Artificial Intelligence Engineer

Kronkite • Full-time • Charlotte, NC, US • $120k - $195k / year • 3w ago

Senior AI Engineer — Real-Time Video Systems

Location: Uptown Charlotte, North Carolina

We are building a high-performance, GPU-accelerated video intelligence platform operating in latency-sensitive, production environments. This role is for a senior engineer who can independently architect, optimize, and scale real-time computer vision systems without supervision.

You will own inference performance, model optimization, and production reliability end-to-end. This is not a research-only role. It is not a “train a model and hand it off” role. You will be responsible for making models fast, stable, and production-ready in live environments.
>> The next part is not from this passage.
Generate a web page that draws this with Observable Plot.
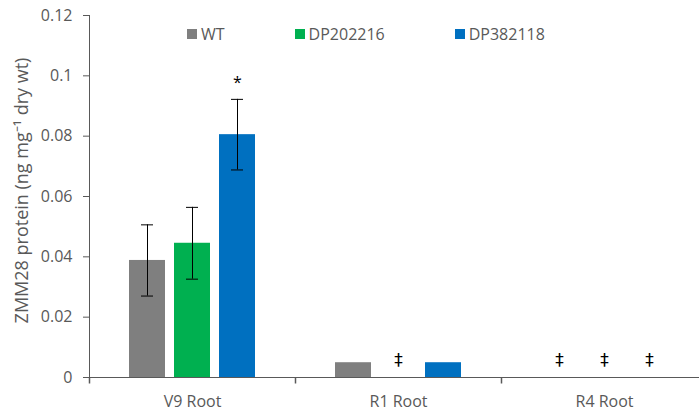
<!DOCTYPE html>
<html>
<head>
<meta charset="utf-8">
<script src="https://cdn.jsdelivr.net/npm/d3@7"></script>
<script src="https://cdn.jsdelivr.net/npm/@observablehq/plot@0.6"></script>
<style>
  html, body { margin: 0; padding: 0; background: #fff; }
  #wrap { position: relative; width: 699px; height: 414px; overflow: hidden; font-family: "Open Sans", sans-serif; }
  #wrap svg { max-width: none !important; }
  #legend { position: absolute; left: 187px; top: 23px; display: flex; gap: 70px; font-size: 16px; color: #595959; line-height: 22px; z-index: 2; }
  #legend .item { display: flex; align-items: center; }
  #legend .sw { width: 10px; height: 10px; margin-right: 4px; display: inline-block; }
</style>
</head>
<body>
<div id="wrap"><div id="legend"></div></div>
<script>
const categories = ["V9 Root", "R1 Root", "R4 Root"];
const series = ["WT", "DP202216", "DP382118"];
const colors = ["#7F7F7F", "#00B050", "#0070C0"];
// mean values (null = below LLOQ, marked with ‡)
const wtValues = [0.0388, 0.0049, null];
const dp202216Values = [0.0445, null, null];
const dp382118Values = [0.0805, 0.0049, null];
// error (± standard deviation)
const wtErr = [0.0118, null, null];
const dp202216Err = [0.0119, null, null];
const dp382118Err = [0.0117, null, null];
// significance marks
const significant = [["V9 Root", "DP382118"]];
const yTicks = [0, 0.02, 0.04, 0.06, 0.08, 0.1, 0.12];
const yLabel = "ZMM28 protein (ng mg\u207B\u00B9 dry wt)";

const valueSets = [wtValues, dp202216Values, dp382118Values];
const errSets = [wtErr, dp202216Err, dp382118Err];
const rows = [];
categories.forEach((c, i) => series.forEach((s, j) => {
  rows.push({category: c, series: s, value: valueSets[j][i], err: errSets[j][i]});
}));
const barRows = rows.filter(d => d.value != null);
const errRows = rows.filter(d => d.value != null && d.err != null)
  .map(d => ({...d, lo: d.value - d.err, hi: d.value + d.err}));
const ndRows = rows.filter(d => d.value == null);
const starRows = errRows.filter(d => significant.some(([c, s]) => c === d.category && s === d.series));

const axisColor = "#595959";
const tickSymbol = { draw(ctx) { ctx.moveTo(0, 0); ctx.lineTo(0, 6); } };

const chart = Plot.plot({
  width: 707,
  height: 414,
  marginLeft: 89,
  marginRight: 0,
  marginTop: 15,
  marginBottom: 37,
  style: {fontFamily: "'Open Sans', sans-serif", fontSize: "16px", color: "#595959", background: "white", maxWidth: "none"},
  fx: {domain: categories, padding: 0, label: null},
  x: {domain: series, paddingInner: 0.209, paddingOuter: 0.868, axis: null},
  y: {domain: [0, 0.12], axis: null},
  color: {domain: series, range: colors},
  marks: [
    Plot.axisFx({anchor: "bottom", tickSize: 0, tickPadding: 18, label: null}),
    Plot.axisY({ticks: yTicks, tickSize: 6, tickPadding: 11, tickFormat: d => String(d), label: null, stroke: axisColor}),
    Plot.frame({anchor: "left", facetAnchor: "left", stroke: axisColor}),
    Plot.barY(barRows, {fx: "category", x: "series", y: "value", fill: "series"}),
    Plot.ruleY([0], {stroke: axisColor}),
    Plot.ruleX(errRows, {fx: "category", x: "series", y1: "lo", y2: "hi", stroke: "#000"}),
    Plot.tickY(errRows, {fx: "category", x: "series", y: "lo", stroke: "#000", insetLeft: 12, insetRight: 12}),
    Plot.tickY(errRows, {fx: "category", x: "series", y: "hi", stroke: "#000", insetLeft: 12, insetRight: 12}),
    Plot.text(starRows, {fx: "category", x: "series", y: "hi", text: () => "*", dy: -16, fill: "#000", fontSize: 16}),
    Plot.text(ndRows, {fx: "category", x: "series", y: () => 0, text: () => "\u2021", dy: -17, fill: "#000", fontSize: 17, fontFamily: "DejaVu Sans"}),
    Plot.dot(categories, {fx: d => d, x: null, y: null, frameAnchor: "bottom-left", symbol: tickSymbol, stroke: axisColor, fill: "none"}),
    Plot.text([yLabel], {facetAnchor: "left", frameAnchor: "left", textAnchor: "middle", rotate: -90, dx: -67, dy: -6, fill: "#595959", fontSize: 18})
  ]
});
chart.style.maxWidth = "none";

const wrap = document.getElementById("wrap");
wrap.appendChild(chart);
const legend = document.getElementById("legend");
series.forEach((s, i) => {
  const item = document.createElement("div");
  item.className = "item";
  const sw = document.createElement("span");
  sw.className = "sw";
  sw.style.background = colors[i];
  item.appendChild(sw);
  const t = document.createElement("span");
  t.textContent = s;
  item.appendChild(t);
  legend.appendChild(item);
});
</script>
</body>
</html>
If you thrive on squeezing maximum throughput from GPUs, designing resilient inference services, and making real systems perform under load, this will be a strong fit.

What You’ll Own

Architect and optimize GPU-accelerated inference pipelines for high-volume video streams.
Drive performance tuning initiatives: batching strategy, frame stride, memory allocation, quantization, and hardware-level optimization.
Implement and refine object detection systems (YOLO-class architectures or equivalent) with temporal filtering and multi-frame logic.
Reduce false positives through tracking, smoothing, and sequence-aware event logic.
Own latency, throughput, and VRAM efficiency metrics — and improve them.
Integrate inference outputs into distributed, event-driven systems and cloud storage layers.
Design production observability: metrics, logging, alerting, and fault-tolerant execution paths.
Collaborate on dataset refinement and model iteration while maintaining a production-first mindset.
Contribute to containerized deployment and scalable runtime infrastructure.

What We’re Looking For

5+ years building and shipping production ML/computer vision systems.
Demonstrated ownership of performance-critical GPU inference pipelines.
Deep proficiency in Python, PyTorch, and OpenCV.
Strong hands-on experience with:
YOLO-class detection frameworks
ONNX and TensorRT optimization
CUDA-level performance tuning
Model quantization and throughput optimization
Solid understanding of video processing fundamentals:
Frame sampling strategies
Temporal filtering and tracking
Confidence calibration
Multi-stream aggregation
Experience deploying containerized workloads (Docker) in production.
Ability to independently diagnose bottlenecks and implement performance improvements without direction.

Ideal Profile

You have shipped production systems that operate continuously under load.
You are comfortable profiling GPU memory and compute usage.
You understand the trade-offs between accuracy, latency, and cost.
You prefer building resilient systems over writing academic experiments.
You require minimal oversight and are comfortable defining technical direction within your domain.

Core Technology Environment

Python, PyTorch, OpenCV, YOLO-class models, ONNX, TensorRT, CUDA, async I/O frameworks, REST/gRPC APIs, event-driven systems, cloud storage/messaging platforms, Docker, production telemetry tools.